Australian Aboriginal musician and theatre manager

Bettie Fisher (c. 1939 – 12 May 1976) was an Australian Aboriginal musician and theatre manager of the Jerrinja people.

== Early life and education ==
Fisher was born at the Roseby Park Mission, now renamed the Jerrinja, in Orient Point, around 1939.
Orient Point is a small village located in the Shoalhaven, on the South Coast of New South Wales, Australia, and is on the southern side of the mouth of the Crookhaven River, and adjoins the village of Culburra Beach to the south.

Jerrinja are a coastal "salt-water" peoples who have maintained a strong connection with their country. Her father was Leslie Amburlah and her mother was Christine née Connolly.

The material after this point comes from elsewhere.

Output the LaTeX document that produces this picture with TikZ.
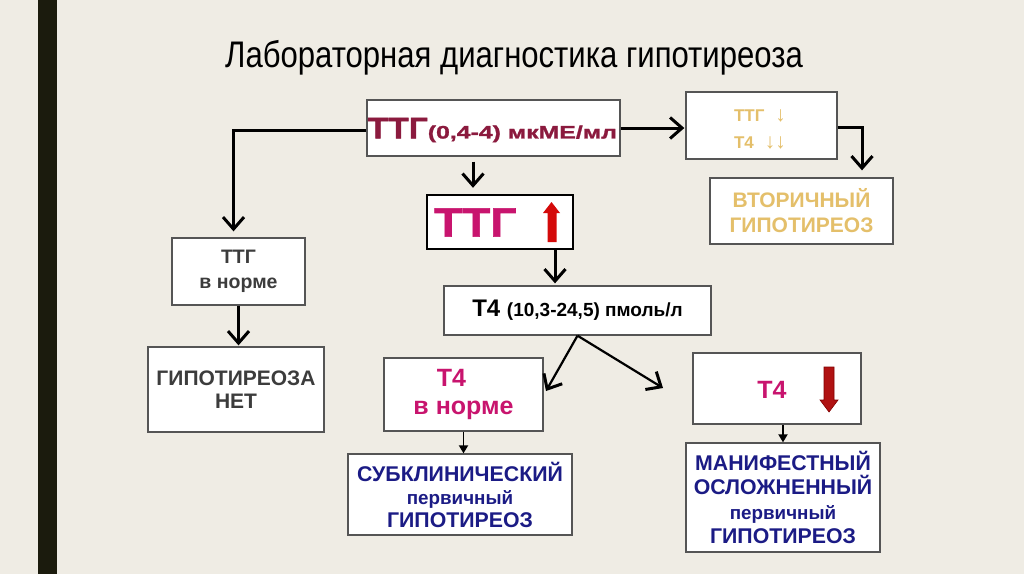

While Fisher was still a child, the family moved to Newcastle, where she attended Cardiff Public School until her expulsion aged twelve.

== Career ==
From about 1954, Fisher sang jazz and blues in clubs in both her native state and Queensland. With Jimmy Little and Freddy Little, she was a member of the first all-Aboriginal show touring New South Wales clubs for six years. Her television appearances included Bandstand on 2 December 1962, singing Up a Lazy River and Basin Street Blues, and Graeme Bell's Trad Jazz program. After she had stopped touring,

Fisher became a member of the executive committee of the Foundation for Aboriginal Affairs in 1971.

In early 1974, she became the first administrator of the newly reformed Black Theatre Arts and Cultural Centre. Under her leadership, the centre offered workshops in modern and traditional dancing, karate, photography, fashion design and modelling, and script writing. Fisher organised performances at the centre by visiting black artists, including Roberta Flack and Osibisa. The first play performed at the centre was The Chocolate Frog; Fisher was instrumental in having the play workshopped with prisoners in NSW jails. Fisher argued for the cast of another play, The Cake Man, to be Aboriginal only, with white characters played by black actors, as in the street theatre and short performances produced by the centre. The director, Bob Maza, disagreed, and discussions resulted in the casting of some non-Indigenous actors, including Max Cullen and Danny Adcock.

== Personal life and death==
Fisher was married twice. Her first marriage, to a man called Fisher, was terminated by divorce, but she retained the name. In October 1974, Fisher married Tom Hogan, state coordinator of the NSW Builders Labourers Federation. Attendants at the wedding included Mum Shirl and Bobbi Sykes.

Fisher died in Royal South Sydney Hospital on 12 May 1976; the cause of death was coronary arteriosclerosis. Her ashes are buried at Botany Cemetery.